As more and more research is done into the impact of pollution on premature ageing, city dwellers may also benefit from going green with their skincare. When it comes to ingredients, all eyes are on kale as the new ‘superfood for skin’, Dr Hili says, “This leafy green family is supercharged with the highest levels of antioxidant vitamins K and E, and has been found to contain high levels of isothiocyanates. These plant nutrients can help to eliminate toxins from the body and neutralise the free radicals produced by pollution before they damage the skin, causing wrinkles and pigmentation.”
Try Eminence Organics Citrus and Kale Potent C & E Masque (Dh310, NYLA Method) to experience the purifying effects.
Another good source of antioxidants is rose, which contains hefty doses of both vitamins C and E, as well as being an effective anti-inflammatory. Dr Hauschka Rose Day Cream (Dh103, www.basharacare.com) can soothe stressed, sensitive skin.
Before, if you wanted a ‘free-from-nasties’ make-up range it meant limited shades and textures that left a dull finish to 30 plus skin. But now there’s no compromise and the latest organic make-up is arguably just as covetable as any other designer brand out there. Leading the charge is New York make-up artist Rose-Marie Swift, whose sleek brand RMS is loved by celebrities and models alike.
“Several years ago, I began to experience some health issues that affected me both physically and emotionally,” says Swift. “After extensive tests, I found out that my blood contained toxic levels of heavy metals including aluminium and mercury as well as high levels of pesticides and other chemicals. I was surprised when the technician asked if I worked in the cosmetics industry.

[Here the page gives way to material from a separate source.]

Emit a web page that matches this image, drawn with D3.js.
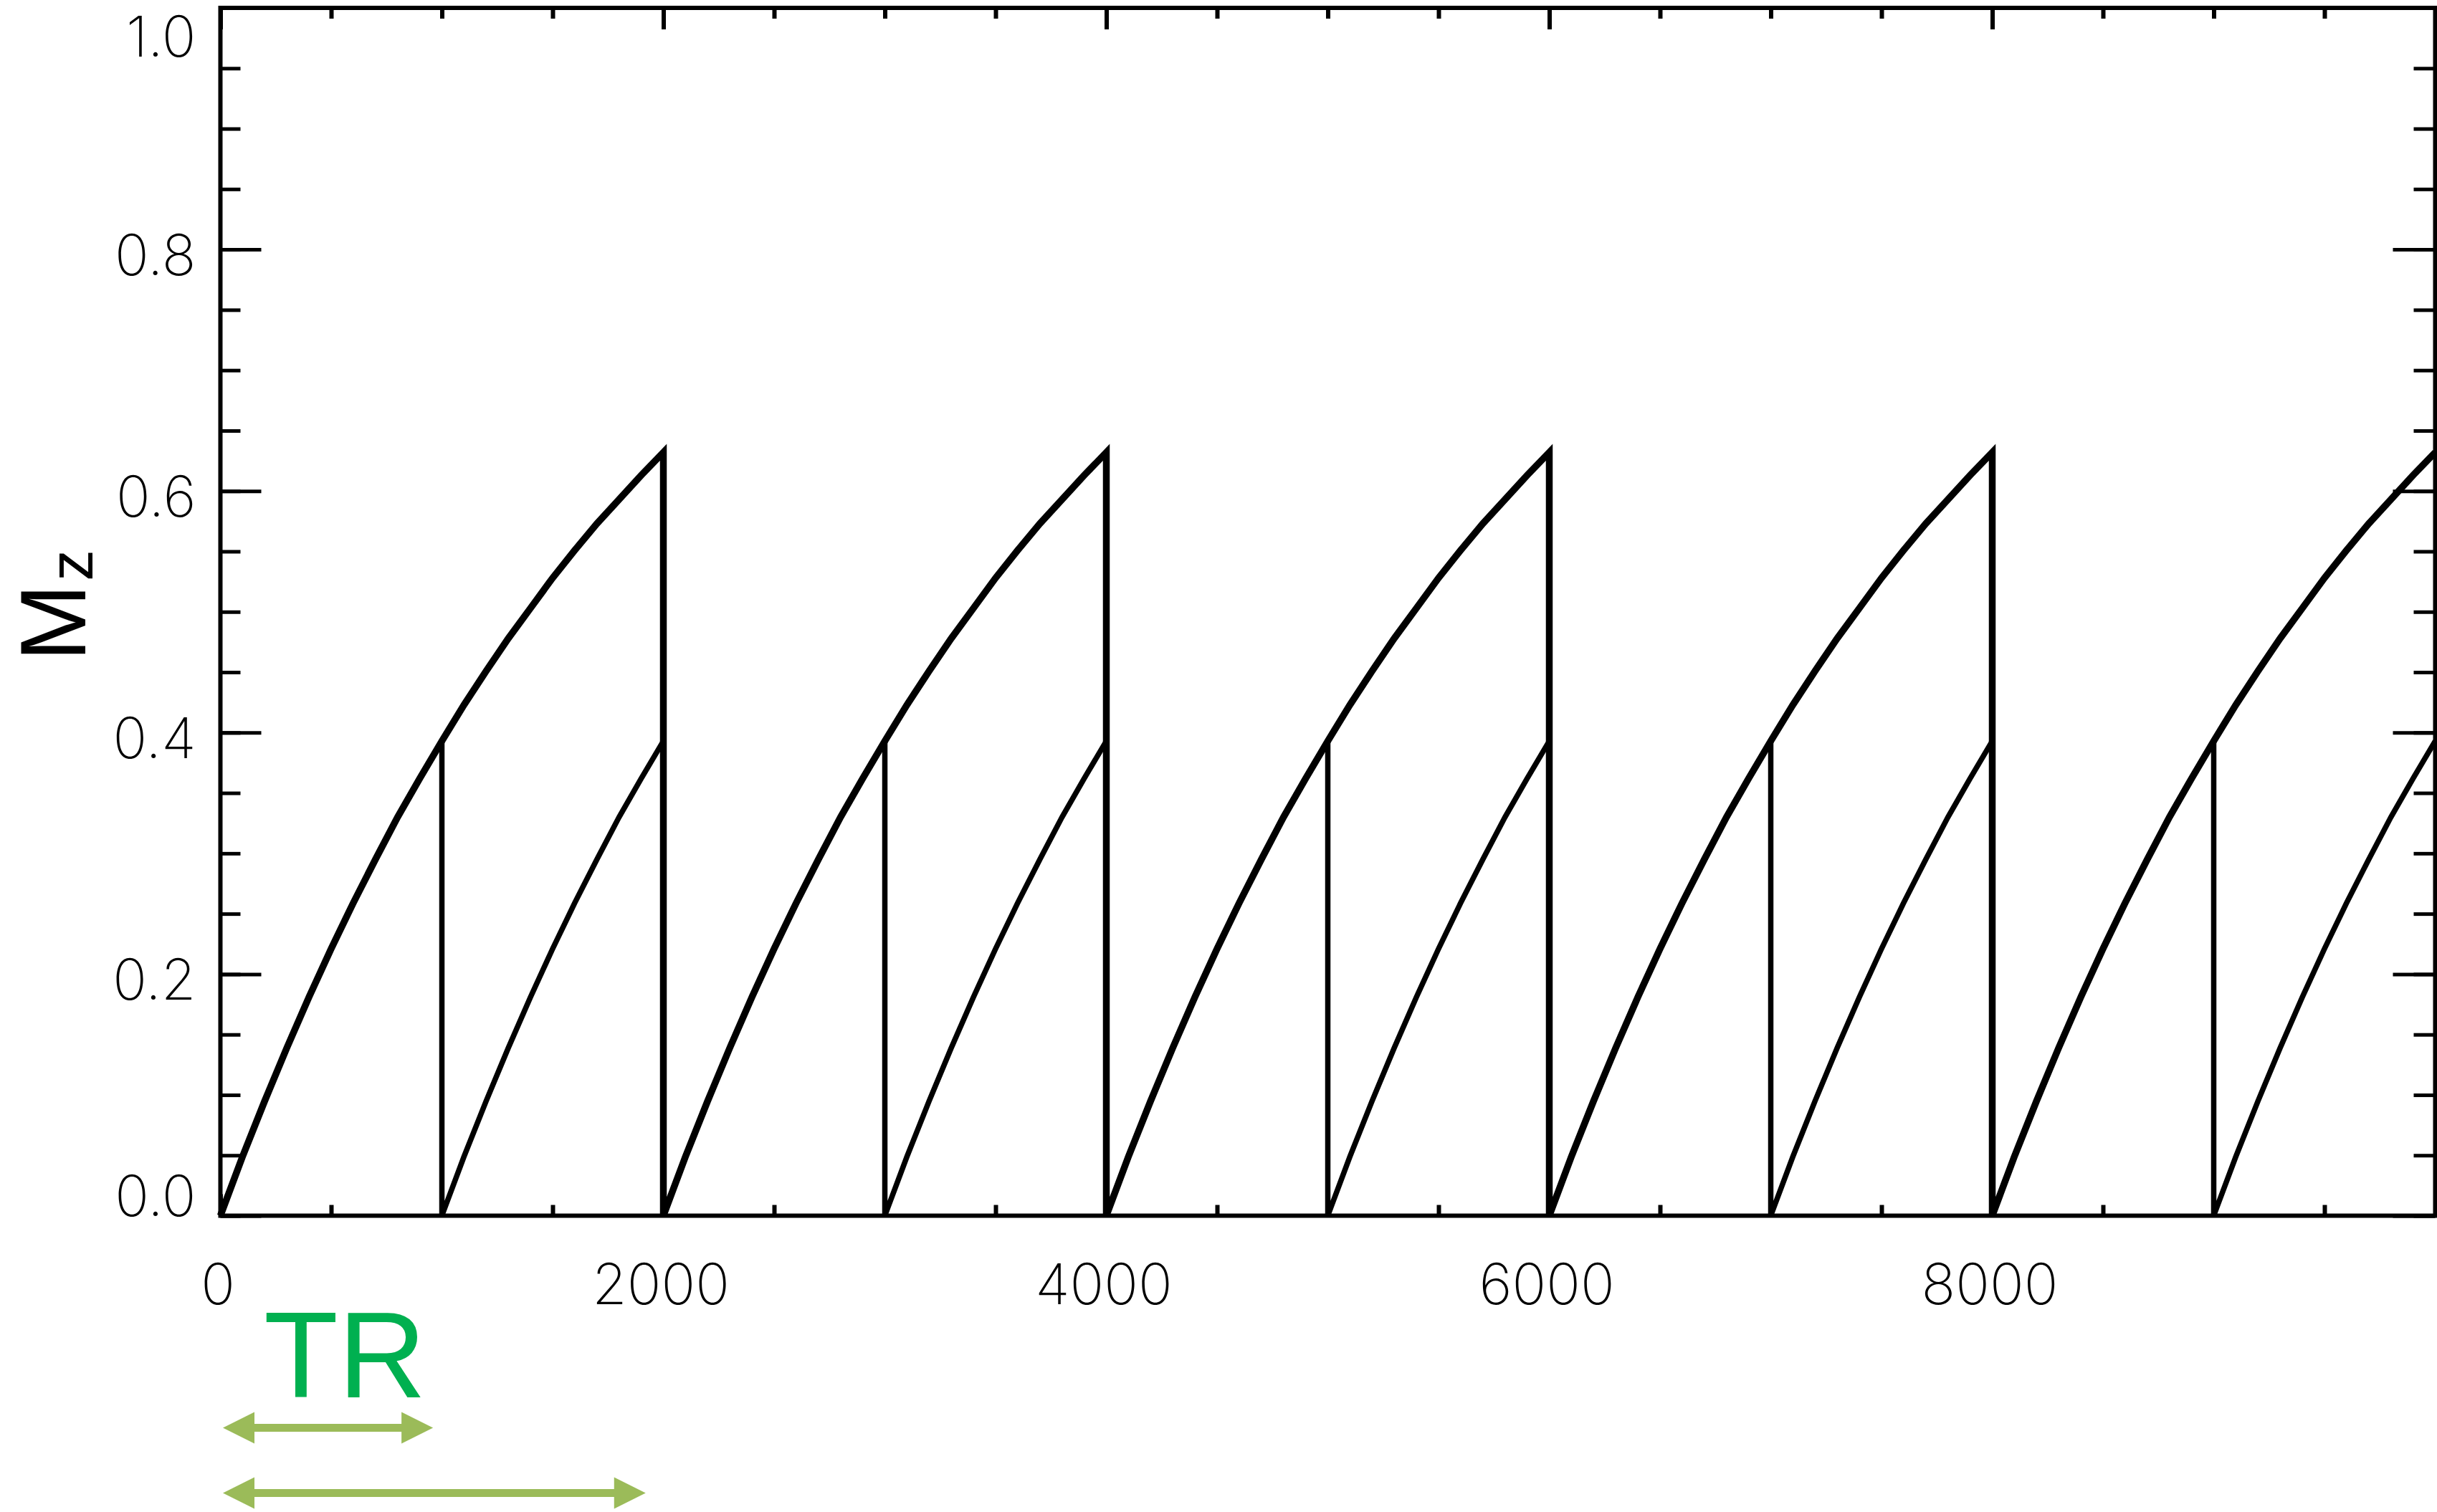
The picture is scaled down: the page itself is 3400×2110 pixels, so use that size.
<!DOCTYPE html>
<html>
<head>
<meta charset="utf-8">
<script src="https://cdn.jsdelivr.net/npm/d3@7"></script>
<style>
  html, body { margin: 0; padding: 0; background: #fff; }
  svg { display: block; }
</style>
</head>
<body>
<svg id="chart" width="3400" height="2110"></svg>
<script>
// Longitudinal magnetisation recovery after each pulse (time since pulse, ms)
const recoveryTime = [0, 100, 200, 300, 400, 500, 600, 700, 800, 900, 1000,
                      1100, 1200, 1300, 1400, 1500, 1600, 1700, 1800, 1900, 2000];
const mzRecovery   = [0.000, 0.049, 0.095, 0.139, 0.181, 0.221, 0.259, 0.295, 0.330, 0.362, 0.393,
                      0.423, 0.451, 0.478, 0.503, 0.528, 0.551, 0.573, 0.593, 0.613, 0.632];

// Two repetition times and the pulse instants of each train
const repetitionTimes = [2000, 1000];
const pulsesLongTR  = [0, 2000, 4000, 6000, 8000];
const pulsesShortTR = [0, 1000, 2000, 3000, 4000, 5000, 6000, 7000, 8000, 9000];

// Axis ticks
const xTickLabels = [0, 2000, 4000, 6000, 8000];
const yTickLabels = [0.0, 0.2, 0.4, 0.6, 0.8, 1.0];

const svg = d3.select("#chart");
const W = 3400, H = 2110;
const plot = { left: 307.5, right: 3397.5, top: 11, bottom: 1696.5 };

const x = d3.scaleLinear().domain([0, 10000]).range([plot.left, plot.right]);
const y = d3.scaleLinear().domain([0, 1]).range([plot.bottom, plot.top]);

svg.append("rect").attr("width", W).attr("height", H).attr("fill", "#fff");

// Build the saw-tooth trace of one pulse train
function trainPoints(pulses, tr) {
  const pts = [];
  pulses.forEach(p => {
    recoveryTime.forEach((t, i) => {
      if (t <= tr) pts.push({ t: p + t, mz: mzRecovery[i] });
    });
  });
  return pts;
}

const line = d3.line().x(d => x(d.t)).y(d => y(d.mz));

const trains = [
  { pts: trainPoints(pulsesLongTR, repetitionTimes[0]), width: 9.5 },
  { pts: trainPoints(pulsesShortTR, repetitionTimes[1]), width: 7.5 }
];

svg.append("g").selectAll("path")
  .data(trains)
  .join("path")
  .attr("d", d => line(d.pts))
  .attr("fill", "none")
  .attr("stroke", "#000")
  .attr("stroke-width", d => d.width)
  .attr("stroke-linejoin", "miter")
  .attr("stroke-miterlimit", 4);

// ---- Axes (ticks point inward on all four sides) ----
const tickFont = "Inter, 'DejaVu Sans', sans-serif";

function styleAxis(g, width) {
  g.select(".domain").remove();
  g.selectAll(".tick line").attr("stroke", "#000").attr("stroke-width", width);
}

// Left: major with labels, minor without
const yMinor = d3.range(0, 1.0001, 0.05);
svg.append("g").attr("transform", `translate(${plot.left},0)`)
  .call(d3.axisLeft(y).tickValues(yMinor).tickSize(-28).tickFormat(""))
  .call(g => styleAxis(g, 5));
const yAxisLeft = svg.append("g").attr("transform", `translate(${plot.left},0)`)
  .call(d3.axisLeft(y).tickValues(yTickLabels).tickSize(-57).tickPadding(34)
        .tickFormat(d3.format(".1f")))
  .call(g => styleAxis(g, 5));
yAxisLeft.selectAll(".tick text")
  .attr("font-family", tickFont).attr("font-weight", 200)
  .attr("font-size", 79).attr("fill", "#000")
  .attr("dy", null)
  .attr("y", d => {
    // baseline just under the tick; end labels kept inside the page and axis
    const base = y(d) + 35;
    const lo = 78, hi = plot.bottom;
    return Math.max(lo, Math.min(hi, base)) - y(d);
  });

// Right
svg.append("g").attr("transform", `translate(${plot.right},0)`)
  .call(d3.axisRight(y).tickValues(yMinor).tickSize(-30).tickFormat(""))
  .call(g => styleAxis(g, 5));
svg.append("g").attr("transform", `translate(${plot.right},0)`)
  .call(d3.axisRight(y).tickValues(yTickLabels).tickSize(-59).tickFormat(""))
  .call(g => styleAxis(g, 5));

// Bottom and top
const xMinor = d3.range(0, 10001, 500);
const xMajor = d3.range(0, 10001, 2000);
svg.append("g").attr("transform", `translate(0,${plot.bottom})`)
  .call(d3.axisBottom(x).tickValues(xMinor).tickSize(-15).tickFormat(""))
  .call(g => styleAxis(g, 6));
const xAxisBottom = svg.append("g").attr("transform", `translate(0,${plot.bottom})`)
  .call(d3.axisBottom(x).tickValues(xTickLabels).tickSize(-30).tickPadding(0)
        .tickFormat(d3.format("d")))
  .call(g => styleAxis(g, 6));
xAxisBottom.selectAll(".tick text")
  .attr("font-family", tickFont).attr("font-weight", 200)
  .attr("font-size", 79).attr("fill", "#000")
  .attr("dy", null).attr("x", -4).attr("y", 1820 - plot.bottom);
svg.append("g").attr("transform", `translate(0,${plot.top})`)
  .call(d3.axisTop(x).tickValues(xMinor).tickSize(-15).tickFormat(""))
  .call(g => styleAxis(g, 6));
svg.append("g").attr("transform", `translate(0,${plot.top})`)
  .call(d3.axisTop(x).tickValues(xMajor).tickSize(-30).tickFormat(""))
  .call(g => styleAxis(g, 6));

// Plot frame
svg.append("rect")
  .attr("x", plot.left).attr("y", plot.top)
  .attr("width", plot.right - plot.left).attr("height", plot.bottom - plot.top)
  .attr("fill", "none").attr("stroke", "#000").attr("stroke-width", 6);

// Y axis title: M with subscript z
const yTitle = svg.append("text")
  .attr("transform", "translate(119,923) rotate(-90)")
  .attr("font-family", "'Liberation Sans', Arial, sans-serif")
  .attr("font-size", 130).attr("fill", "#000");
yTitle.append("tspan").text("M");
yTitle.append("tspan").attr("font-size", 87).attr("dy", 10).attr("dx", 4).text("z");

// TR annotation with double-headed arrows spanning each repetition time
svg.append("text")
  .attr("x", 368).attr("y", 1950)
  .attr("font-family", "'Liberation Sans', Arial, sans-serif")
  .attr("font-size", 170).attr("fill", "#00B050")
  .text("TR");

function doubleArrow(x0, x1, yc) {
  const hl = 44, hh = 22, sh = 5.5;
  return `M${x0},${yc} L${x0 + hl},${yc - hh} L${x0 + hl},${yc - sh} L${x1 - hl},${yc - sh}
          L${x1 - hl},${yc - hh} L${x1},${yc} L${x1 - hl},${yc + hh} L${x1 - hl},${yc + sh}
          L${x0 + hl},${yc + sh} L${x0 + hl},${yc + hh} Z`;
}
const arrowRows = [1992.5, 2083.5];
const shortFirst = [repetitionTimes[1], repetitionTimes[0]];
svg.append("g").selectAll("path")
  .data(shortFirst)
  .join("path")
  .attr("d", (tr, i) => doubleArrow(x(0) + 3.5, x(0) + (x(tr) - x(0)) * 0.96, arrowRows[i]))
  .attr("fill", "#9BBB59");
</script>
</body>
</html>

“Until then I had no idea that cosmetics could contribute to serious health issues. That’s when I set out to create a line of organic colour cosmetics that look gorgeous and are healthy for the skin.”
Not only organic, her acclaimed range including the cult multi-tasker Lip2Cheek (www.net-a-porter.com, Dh136) uses wild-crafted ingredients for its pigments, oils, butters and waxes. “Wild-crafted ingredients are hand-picked where plants naturally grow rather than harvested through traditional farming techniques so there’s complete respect for the environment,” she explains.

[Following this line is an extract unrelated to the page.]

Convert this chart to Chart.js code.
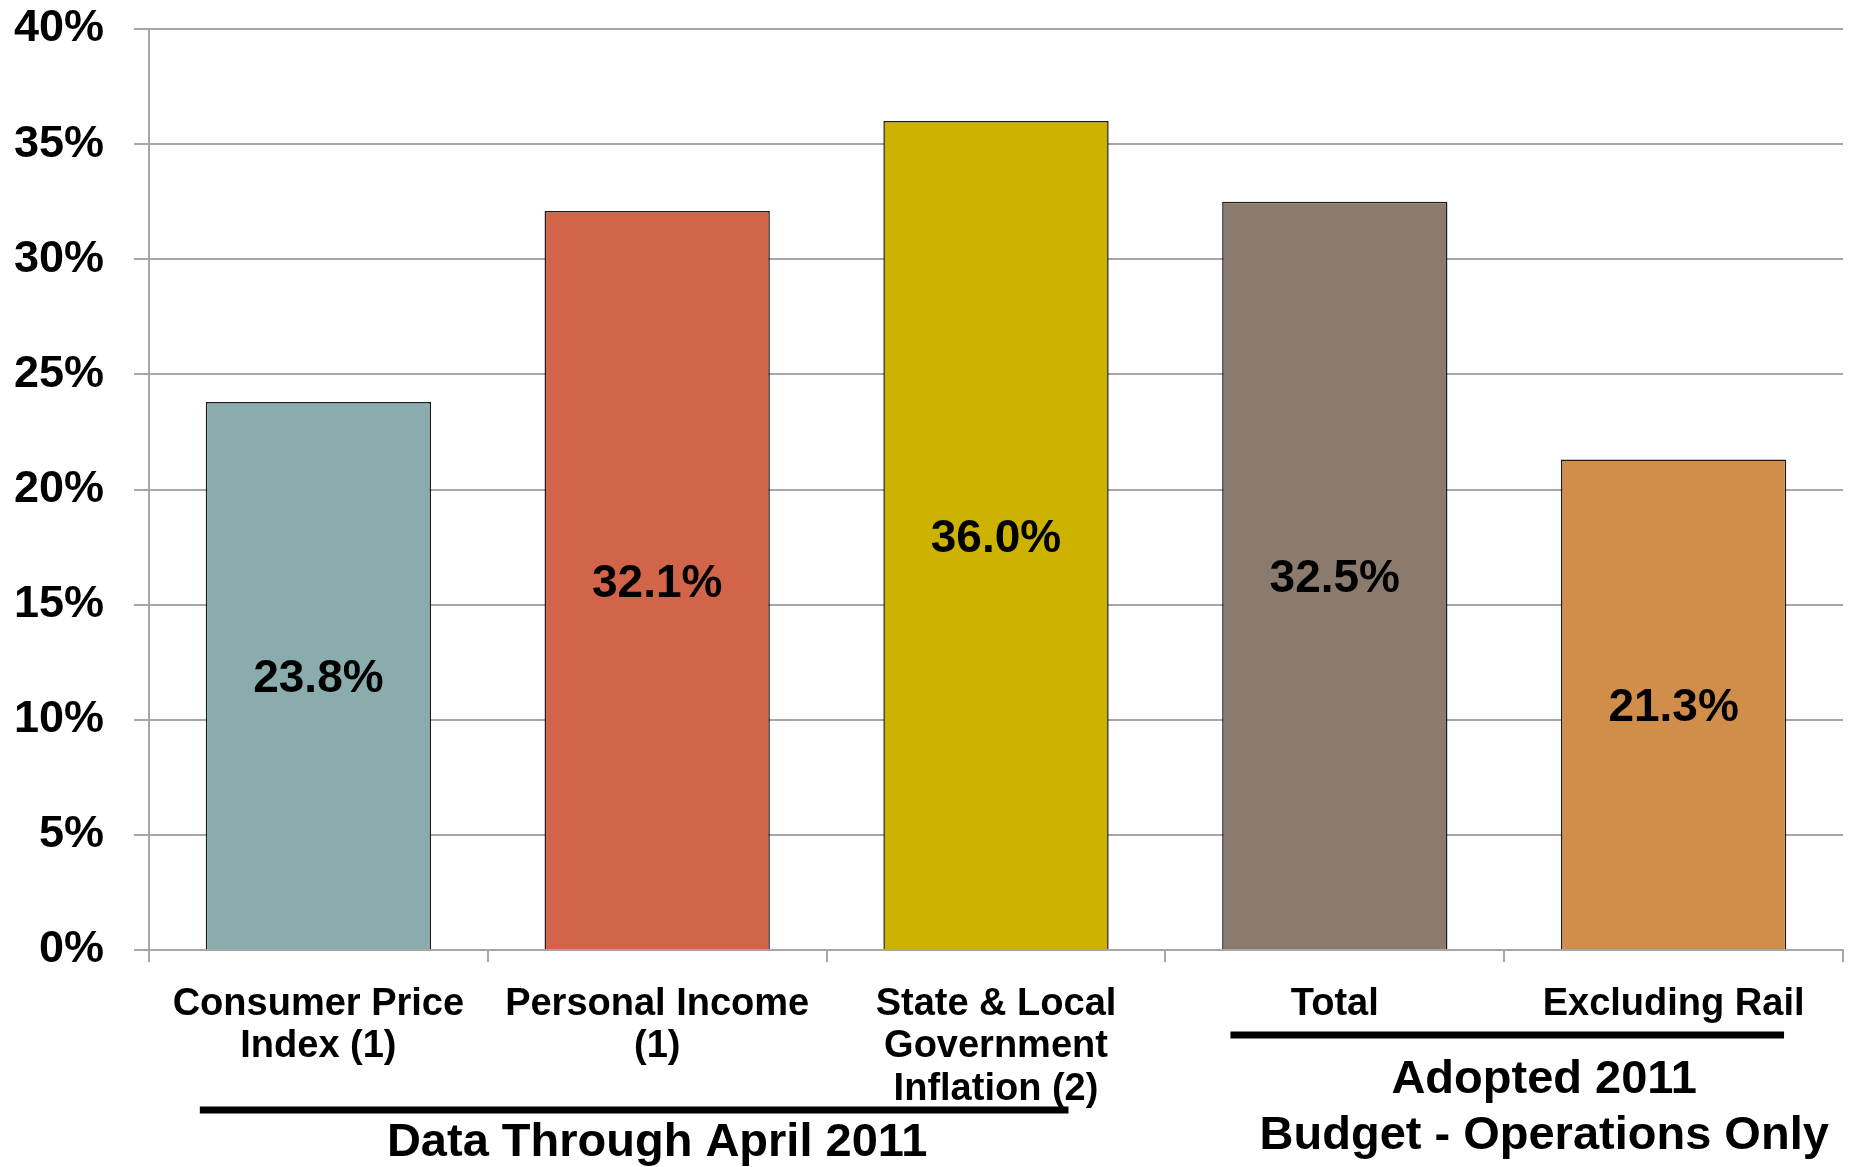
<!DOCTYPE html>
<html>
<head>
<meta charset="utf-8">
<script src="https://cdn.jsdelivr.net/npm/chart.js@4.4.1/dist/chart.umd.min.js"></script>
<style>
  body { margin: 0; background: #fff; }
  #wrap { width: 1856px; height: 1167px; position: relative; }
</style>
</head>
<body>
<div id="wrap"><canvas id="growth-chart"></canvas></div>
<script>
// categories, values and group captions
const categories = [
    ['Consumer Price', 'Index (1)'],
    ['Personal Income', '(1)'],
    ['State & Local', 'Government', 'Inflation (2)'],
    ['Total'],
    ['Excluding Rail']
];
const values = [23.8, 32.1, 36.0, 32.5, 21.3];
const barColors = ['#8BACAC', '#D2644A', '#CDB300', '#8B7B6F', '#D08E4A'];
const groupLeft = ['Data Through April 2011'];
const groupRight = ['Adopted 2011', 'Budget - Operations Only'];

const FONT = "'Liberation Sans', Arial, sans-serif";
const GRID = '#A6A6A6';

// value labels in the middle of each bar
const barLabels = {
    id: 'barLabels',
    afterDatasetsDraw(chart) {
        const ctx = chart.ctx;
        const meta = chart.getDatasetMeta(0);
        ctx.save();
        ctx.font = 'bold 46px ' + FONT;
        ctx.fillStyle = '#000';
        ctx.textAlign = 'center';
        ctx.textBaseline = 'middle';
        meta.data.forEach((bar, i) => {
            const p = bar.getProps(['x', 'y', 'base'], true);
            ctx.fillText(values[i].toFixed(1) + '%', p.x, (p.y + p.base) / 2 + 4);
        });
        ctx.restore();
    }
};

// group underlines and captions below the category labels
const groupCaptions = {
    id: 'groupCaptions',
    afterDraw(chart) {
        const ctx = chart.ctx;
        const x = chart.scales.x;
        const step = x.getPixelForValue(1) - x.getPixelForValue(0);
        ctx.save();
        ctx.strokeStyle = '#000';
        ctx.lineWidth = 7;
        ctx.beginPath();
        ctx.moveTo(x.getPixelForValue(0) - 0.35 * step, 1110);
        ctx.lineTo(x.getPixelForValue(2) + 0.214 * step, 1110);
        ctx.moveTo(x.getPixelForValue(3) - 0.308 * step, 1035);
        ctx.lineTo(x.getPixelForValue(4) + 0.326 * step, 1035);
        ctx.stroke();

        ctx.font = 'bold 47px ' + FONT;
        ctx.fillStyle = '#000';
        ctx.textAlign = 'center';
        ctx.textBaseline = 'middle';
        ctx.fillText(groupLeft[0], x.getPixelForValue(1), 1143);
        const rx = (x.getPixelForValue(3) + x.getPixelForValue(4)) / 2 + 40;
        groupRight.forEach((t, i) => ctx.fillText(t, rx, 1080 + i * 56));
        ctx.restore();
    }
};

document.addEventListener('DOMContentLoaded', function() {
    const ctx = document.getElementById('growth-chart').getContext('2d');
    new Chart(ctx, {
        type: 'bar',
        data: {
            labels: categories,
            datasets: [{
                data: values,
                backgroundColor: barColors,
                borderColor: '#1a1a1a',
                borderWidth: 1.5,
                barPercentage: 0.665,
                categoryPercentage: 1.0
            }]
        },
        options: {
            responsive: true,
            maintainAspectRatio: false,
            animation: false,
            layout: { padding: { left: 0, right: 13, top: 0, bottom: 0 } },
            plugins: { legend: { display: false }, tooltip: { enabled: false } },
            scales: {
                x: {
                    offset: true,
                    afterFit(scale) { scale.height = 217; scale.paddingLeft = 0; scale.paddingRight = 0; },
                    grid: { offset: true, drawOnChartArea: false, color: GRID, lineWidth: 2, tickLength: 12 },
                    border: { display: true, color: GRID, width: 2 },
                    ticks: {
                        autoSkip: false, maxRotation: 0, padding: 21, color: '#000',
                        font: { family: FONT, size: 38, weight: 'bold', lineHeight: 1.12 }
                    }
                },
                y: {
                    min: 0, max: 40,
                    afterFit(scale) { scale.width = 149; scale.paddingTop = 29; scale.paddingBottom = 0; },
                    grid: { color: GRID, lineWidth: 2, tickLength: 15 },
                    border: { display: true, color: GRID, width: 2 },
                    ticks: {
                        stepSize: 5, padding: 30, color: '#000',
                        font: { family: FONT, size: 45, weight: 'bold' },
                        callback: v => v + '%'
                    }
                }
            }
        },
        plugins: [barLabels, groupCaptions]
    });
});
</script>
</body>
</html>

Retinol (a vitamin A derivative) remains the gold standard for improving the look of wrinkles. While some natural brands champion the use of rosehip oil as nature’s answer to vitamin A, dermatologists disagree.
“Retinol has been referenced in over 44,000 clinical articles so I know it’s the most effective anti-ageing ingredient out there,” says Dr Rachael Eckel, consultant dermatologist at the Renew Clinic and board certified by The American Academy of Aesthetic Medicine. “Rosehip oil simply doesn’t have the same effect.”
Another product where natural alternatives don’t yet make the grade is sunscreen. Mineral versions, which sit on the skin’s surface to protect against UV rays, leave a chalky residue. Until there’s a better solution, take a ‘best of both worlds’ approach instead. Sisley Broad Spectrum Facial Sunscreen SPF30 (Paris Gallery, Dh603) uses chemical filters to protect against UVA and UVB rays, but also contains alkekengi’s calyx, an exclusive plant extract that forms a shield around your skin’s DNA to protect against wrinkles and pigmentation.
Even the most ardent natural beauty lover will admit there’s still a way to go. But in labs across the world, advances in botanical beauty are under way. And natural ingredients, be it in skincare or make-up, no longer mean compromising on your anti-ageing results. “So prepare to be converted,” says Marrone.